PIMCO is advising clients to diversify out of euros to protect the value of their investment holdings amid a highly uncertain outlook in the euro zone, with emerging market currencies seen as an attractive alternative in the long term.

This strategy marks a shift from the conventional investment path for European money managers, who generally favour investments denominated in the currency in which they are based, thus limiting exposure to foreign exchange volatility.

PIMCO is one of the largest investment managers in the world with more than $232 billion of assets managed out of Europe and more than $1.35 trillion worldwide.

"As a European investor from France or Germany that has his base currency in the euro, when you don't know how the euro zone will look in five years, some kind of self-preservation is required to protect your purchasing power," Thomas Kressin, head of European foreign exchange and portfolio manager at PIMCO in Munich said in an interview on Wednesday.

Kressin is responsible for managing approximately $15.2 billion in assets.

"We generally advise our clients to diversify some of their money into other currencies," he said, adding the euro's recent bounce from 17-month lows against the dollar was driven mainly by a squeeze of short euro positions and some fresh money being invested at the start of the new calendar year.

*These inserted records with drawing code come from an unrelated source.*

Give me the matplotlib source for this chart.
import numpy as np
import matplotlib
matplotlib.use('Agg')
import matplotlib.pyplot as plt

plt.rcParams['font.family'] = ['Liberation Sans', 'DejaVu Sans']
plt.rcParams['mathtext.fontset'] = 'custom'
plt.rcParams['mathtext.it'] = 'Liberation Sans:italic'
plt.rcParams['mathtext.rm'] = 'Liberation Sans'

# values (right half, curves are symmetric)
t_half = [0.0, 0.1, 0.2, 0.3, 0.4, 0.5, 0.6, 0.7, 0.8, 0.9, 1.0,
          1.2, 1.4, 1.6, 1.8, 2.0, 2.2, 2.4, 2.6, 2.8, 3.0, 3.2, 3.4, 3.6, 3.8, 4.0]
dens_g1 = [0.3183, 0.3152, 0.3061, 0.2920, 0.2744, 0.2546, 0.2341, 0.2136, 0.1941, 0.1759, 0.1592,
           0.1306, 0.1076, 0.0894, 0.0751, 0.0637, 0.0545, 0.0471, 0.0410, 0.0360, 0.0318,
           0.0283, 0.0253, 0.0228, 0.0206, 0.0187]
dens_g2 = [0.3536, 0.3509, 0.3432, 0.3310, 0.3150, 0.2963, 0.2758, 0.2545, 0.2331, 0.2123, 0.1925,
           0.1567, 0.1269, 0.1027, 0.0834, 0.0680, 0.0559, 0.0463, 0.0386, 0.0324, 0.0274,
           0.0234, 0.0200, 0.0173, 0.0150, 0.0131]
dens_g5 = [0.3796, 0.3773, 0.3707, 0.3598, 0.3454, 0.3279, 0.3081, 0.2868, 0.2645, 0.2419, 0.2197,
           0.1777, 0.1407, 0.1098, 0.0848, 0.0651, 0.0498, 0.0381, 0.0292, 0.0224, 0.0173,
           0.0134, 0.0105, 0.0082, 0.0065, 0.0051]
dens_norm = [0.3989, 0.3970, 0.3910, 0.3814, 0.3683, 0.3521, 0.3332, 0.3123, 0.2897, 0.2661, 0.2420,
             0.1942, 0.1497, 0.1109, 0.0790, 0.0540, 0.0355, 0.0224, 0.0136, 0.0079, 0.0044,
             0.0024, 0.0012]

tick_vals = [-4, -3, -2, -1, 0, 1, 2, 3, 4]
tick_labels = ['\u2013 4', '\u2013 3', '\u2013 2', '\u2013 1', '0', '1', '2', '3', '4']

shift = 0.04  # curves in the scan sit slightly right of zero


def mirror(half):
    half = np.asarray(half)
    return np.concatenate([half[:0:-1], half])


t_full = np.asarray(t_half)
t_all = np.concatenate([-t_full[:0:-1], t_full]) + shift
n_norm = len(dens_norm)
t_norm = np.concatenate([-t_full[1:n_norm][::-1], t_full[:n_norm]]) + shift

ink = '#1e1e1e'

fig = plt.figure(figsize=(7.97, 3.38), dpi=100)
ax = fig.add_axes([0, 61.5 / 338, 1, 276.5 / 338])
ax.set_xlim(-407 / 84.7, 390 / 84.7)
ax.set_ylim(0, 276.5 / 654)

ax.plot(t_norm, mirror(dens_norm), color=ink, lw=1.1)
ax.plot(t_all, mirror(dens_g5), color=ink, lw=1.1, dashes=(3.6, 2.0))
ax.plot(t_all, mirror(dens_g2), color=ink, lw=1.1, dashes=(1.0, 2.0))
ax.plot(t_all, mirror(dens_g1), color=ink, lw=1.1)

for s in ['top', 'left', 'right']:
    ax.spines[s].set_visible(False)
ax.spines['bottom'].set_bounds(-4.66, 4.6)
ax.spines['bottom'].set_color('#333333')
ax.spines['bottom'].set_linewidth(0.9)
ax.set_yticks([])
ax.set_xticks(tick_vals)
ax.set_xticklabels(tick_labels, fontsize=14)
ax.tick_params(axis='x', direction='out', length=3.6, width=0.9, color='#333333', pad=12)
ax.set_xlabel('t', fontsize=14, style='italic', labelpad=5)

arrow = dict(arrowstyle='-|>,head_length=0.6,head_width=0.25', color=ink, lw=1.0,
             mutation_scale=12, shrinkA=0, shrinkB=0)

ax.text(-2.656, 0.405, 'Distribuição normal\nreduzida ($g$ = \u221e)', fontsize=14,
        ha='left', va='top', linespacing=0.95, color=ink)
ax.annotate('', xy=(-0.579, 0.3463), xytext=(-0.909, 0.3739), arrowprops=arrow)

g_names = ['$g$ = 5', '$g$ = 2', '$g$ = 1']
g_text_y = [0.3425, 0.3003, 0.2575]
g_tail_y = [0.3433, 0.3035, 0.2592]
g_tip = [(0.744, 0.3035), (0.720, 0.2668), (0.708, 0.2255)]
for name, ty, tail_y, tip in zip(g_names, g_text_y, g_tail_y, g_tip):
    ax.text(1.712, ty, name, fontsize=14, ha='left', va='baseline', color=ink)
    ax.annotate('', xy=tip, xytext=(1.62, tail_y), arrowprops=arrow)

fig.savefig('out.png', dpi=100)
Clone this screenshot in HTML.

The uncertain outlook for the euro zone, where concerns about peripheral countries' high levels of sovereign debt are affecting core economies, is also making investors from outside the bloc reluctant to invest in euro-denominated assets.

PIMCO sees that trend continuing.

"Real-money long-term investors will not come back very quickly. They will stay away from the euro zone for the time being and it will take time to bring money back into the euro zone," said Kressin.

"Restoring confidence is one precondition to solve the crisis by attracting new money into the markets. As long as you don't attract new real-money, neither the ECB or the IMF are able to solve this crisis."

Latest investment flow data from the European Central Bank shows foreign investors injected a meagre 2.4 billion euros into the euro zone in November compared to a 26.4 billion euro withdrawal in October. Large Japanese investors have been cutting exposure to euro zone assets in the past few months.

Attractive Emerging Markets

Kressin said the dollar, euro and yen were all unattractive prospects on a long-term basis, with emerging market currencies a healthier looking proposition, particularly given the pullback seen in the second half of 2011.

For example, the Brazilian real lost around 20 percent of its value against the dollar in the second half of 2011 as equity markets and risk sentiment declined. The Korean won and other Asian currencies such as the Malaysian ringgit and the Singapore dollar suffered similar setbacks and Kressin said they offered value.

"As a long term strategy for investors it makes sense to use weaknesses in these emerging currencies to add to your long-term portfolio." said Kressin.

"We strongly believe in the long run that emerging market currencies are the better place to be. They have their debt development going in the right direction, their growth projections are better than developed markets and most of their exchange rates are undervalued fundamentally."